Mantan Pekerja Eks Dolly Sukses Jadi Pengusaha

-

Lain halnya Fitri yang merupakan salah satu pekerja yang terkena dampak penutupan Dolly—tempat beroperasi pekerja seks komersial di Surabaya. Ia sebelumnya adalah penjahit pakaian untuk para pekerja malam di sana.

Hidup Fitri mulai berubah setelah mengikuti pelatihan untuk warga lokalisasi dan belajar membuat batik dengan ciri khas daerah yang telah lama ia tempati. Ia pun membuat Jarak Arum yang memiliki ciri khas motif kupu-kupu yang menggambarkan perempuan sekitar Dolly.

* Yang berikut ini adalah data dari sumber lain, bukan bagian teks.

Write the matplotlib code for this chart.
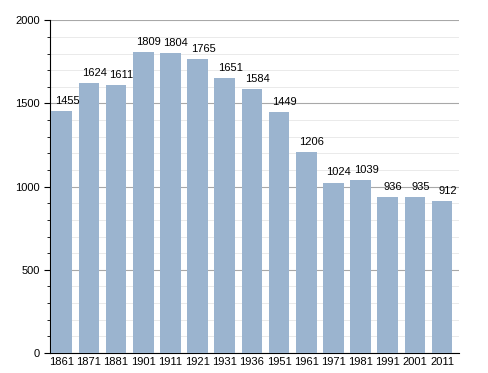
import matplotlib
matplotlib.use("Agg")
import matplotlib.pyplot as plt
from matplotlib.ticker import MultipleLocator

plt.rcParams["font.family"] = ["Liberation Sans", "DejaVu Sans"]

years = ["1861", "1871", "1881", "1901", "1911", "1921", "1931", "1936",
         "1951", "1961", "1971", "1981", "1991", "2001", "2011"]
population = [1455, 1624, 1611, 1809, 1804, 1765, 1651, 1584,
              1449, 1206, 1024, 1039, 936, 935, 912]

fig = plt.figure(figsize=(4.88, 3.73), dpi=100)
ax = fig.add_axes([0.1025, 0.0536, 0.838, 0.892])

width = 0.76
x = list(range(len(years)))
ax.bar(x, population, width=width, align="edge", color="#9bb4cf", zorder=3)

# value labels sit a bit to the right of the bar centre
for xi, v in zip(x, population):
    ax.text(xi + width / 2 + 0.2, v + 32, str(v), ha="center", va="bottom", fontsize=8)

ax.set_xlim(-0.05, len(years))
ax.set_ylim(0, 2000)
ax.set_xticks([xi + width / 2 for xi in x])
ax.set_xticklabels(years, fontsize=8)
ax.tick_params(axis="x", length=0, pad=3)

ax.yaxis.set_major_locator(MultipleLocator(500))
ax.yaxis.set_minor_locator(MultipleLocator(100))
ax.tick_params(axis="y", which="major", length=4, labelsize=8, direction="out")
ax.tick_params(axis="y", which="minor", length=2.5, direction="out")
ax.grid(axis="y", which="major", color="#a8a8a8", linewidth=0.8, zorder=1)
ax.grid(axis="y", which="minor", color="#e6e6e6", linewidth=0.6, zorder=1)

for side in ("top", "right"):
    ax.spines[side].set_visible(False)

fig.savefig("out.png", dpi=100)
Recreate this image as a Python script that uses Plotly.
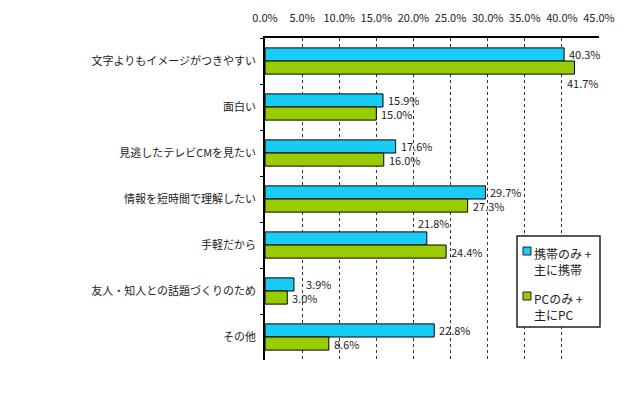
import plotly.graph_objects as go

categories = ["文字よりもイメージがつきやすい", "面白い", "見逃したテレビCMを見たい",
              "情報を短時間で理解したい", "手軽だから", "友人・知人との話題づくりのため", "その他"]
mobile = [40.3, 15.9, 17.6, 29.7, 21.8, 3.9, 22.8]
pc = [41.7, 15.0, 16.0, 27.3, 24.4, 3.0, 8.6]
series_names = [["携帯のみ +", "主に携帯"], ["PCのみ +", "主にPC"]]
tick_vals = [0, 5, 10, 15, 20, 25, 30, 35, 40, 45]
tick_text = ["0.0%", "5.0%", "10.0%", "15.0%", "20.0%", "25.0%", "30.0%", "35.0%", "40.0%", "45.0%"]

FONT = "Noto Sans CJK JP"
blue = "#19CCF5"
green = "#99CC00"
colors = [blue, green]

fig = go.Figure()
fig.add_trace(go.Bar(y=categories, x=mobile, orientation="h", name=" ".join(series_names[0]),
                     marker=dict(color=blue, line=dict(color="#000000", width=1))))
fig.add_trace(go.Bar(y=categories, x=pc, orientation="h", name=" ".join(series_names[1]),
                     marker=dict(color=green, line=dict(color="#000000", width=1))))

# data labels: per-label pixel nudges (xshift, yshift)
mobile_shift = {0: (3, 0), 4: (-11, 15), 5: (10, 0)}
pc_shift = {0: (-10, -15)}
for i, (c, v) in enumerate(zip(categories, mobile)):
    xs, ys = mobile_shift.get(i, (3, 0))
    fig.add_annotation(x=v, y=c, text=f"{v:.1f}%", showarrow=False, xanchor="left",
                       yanchor="middle", xshift=xs, yshift=7 + ys,
                       font=dict(family=FONT, size=11, color="#222222"))
for i, (c, v) in enumerate(zip(categories, pc)):
    xs, ys = pc_shift.get(i, (3, 0))
    fig.add_annotation(x=v, y=c, text=f"{v:.1f}%", showarrow=False, xanchor="left",
                       yanchor="middle", xshift=xs, yshift=-7 + ys,
                       font=dict(family=FONT, size=11, color="#222222"))

# manual legend (paper coordinates of the plot area: x 265..599, y 38..360)
PX0, PX1, PY0, PY1 = 265, 599, 38, 360
def px(x):
    return (x - PX0) / (PX1 - PX0)
def py(y):
    return (PY1 - y) / (PY1 - PY0)

fig.add_shape(type="rect", xref="paper", yref="paper",
              x0=px(517), x1=px(600), y0=py(327), y1=py(236),
              line=dict(color="#222222", width=1.5), fillcolor="white", layer="above")
for k, (lines, col) in enumerate(zip(series_names, colors)):
    top = 247 + k * 45
    fig.add_shape(type="rect", xref="paper", yref="paper",
                  x0=px(523), x1=px(531), y0=py(top + 8), y1=py(top),
                  line=dict(color="#222222", width=1), fillcolor=col, layer="above")
    fig.add_annotation(xref="paper", yref="paper", x=px(532), y=py(top - 4),
                       text="<br>".join(lines), showarrow=False, xanchor="left",
                       yanchor="top", align="left",
                       font=dict(family=FONT, size=12, color="#222222"))

fig.update_layout(
    width=640, height=412,
    margin=dict(l=PX0, r=640 - PX1, t=PY0, b=412 - PY1),
    paper_bgcolor="white", plot_bgcolor="white",
    barmode="group", bargap=0.43, bargroupgap=0,
    font=dict(family=FONT, size=11, color="#222222"),
    showlegend=False,
    xaxis=dict(side="top", range=[0, 45], tickvals=tick_vals, ticktext=tick_text,
               showgrid=True, gridcolor="#333333", griddash="3px,3px", gridwidth=1,
               showline=True, linecolor="#000000", linewidth=1.5,
               zeroline=False, ticks="", fixedrange=True, automargin=False,
               ticklabelstandoff=10,
               tickfont=dict(family=FONT, size=11, color="#222222")),
    yaxis=dict(range=[len(categories) - 0.5, -0.5], autorange=False,
               showline=True, linecolor="#000000", linewidth=1.5,
               ticks="outside", tickson="boundaries", ticklen=3, tickcolor="#000000",
               showgrid=False, ticksuffix="  ", automargin=False,
               tickfont=dict(family=FONT, size=11, color="#222222")),
)

fig.write_html("out.html")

Dalam Tatarupa, Fitri bertemu dengan Vanny Olivia Lianto yang menjadi desainer Jarak Arum. Vanny punya cerita lain, ia sudah biasa mendapat tugas mendesain sebuah produk, tetapi ia ingin karya yang dibuatnya benar-benar diimplementasikan dalam kehidupan pelaku usaha.

Vanny kemudian mengikuti program Tatarupa dan bertemu langsung dengan para pengusaha UKM. Bagi Vanny Bagian yang menantang adalah membuat desain yang bisa menceritakan kisah perjuangan pelaku UKM yang berbeda antara satu dengan yang lainnya.

Batik Jarak Arum memang memiliki latar cerita yang kurang baik dan kisah kelam yang disimbolkan motif kain. Namun, Vanny bersama Fitri ingin mengubah gambaran tentang kampung Dolly menjadi kampung sentral batik terkeren di Surabaya.

Dalam diskusi dan sesi sharing, Tri Risma Harini menekankan pentingnya peran anak muda sebagai pembawa perubahan. “Buat anak muda sebenarnya mereka mempunyai dasar kreativitas, dan mampu memberikan perubahan. Tetapi sayangnya mereka tidak mau mempraktikan secara langsung,” kata Risma.

Berbagai inspirasi dapat kita petik dari kisah UKM yang bangkit bersama desainer produk muda Kreavi. Indonesia memiliki talenta muda kreatif di mana-mana yang bisa diajak berkolaborasi positif, misalnya dalam membantu upaya UKM Go Digital untuk memasarkan produk. Semua bisa asal mau, nggak ada ragu.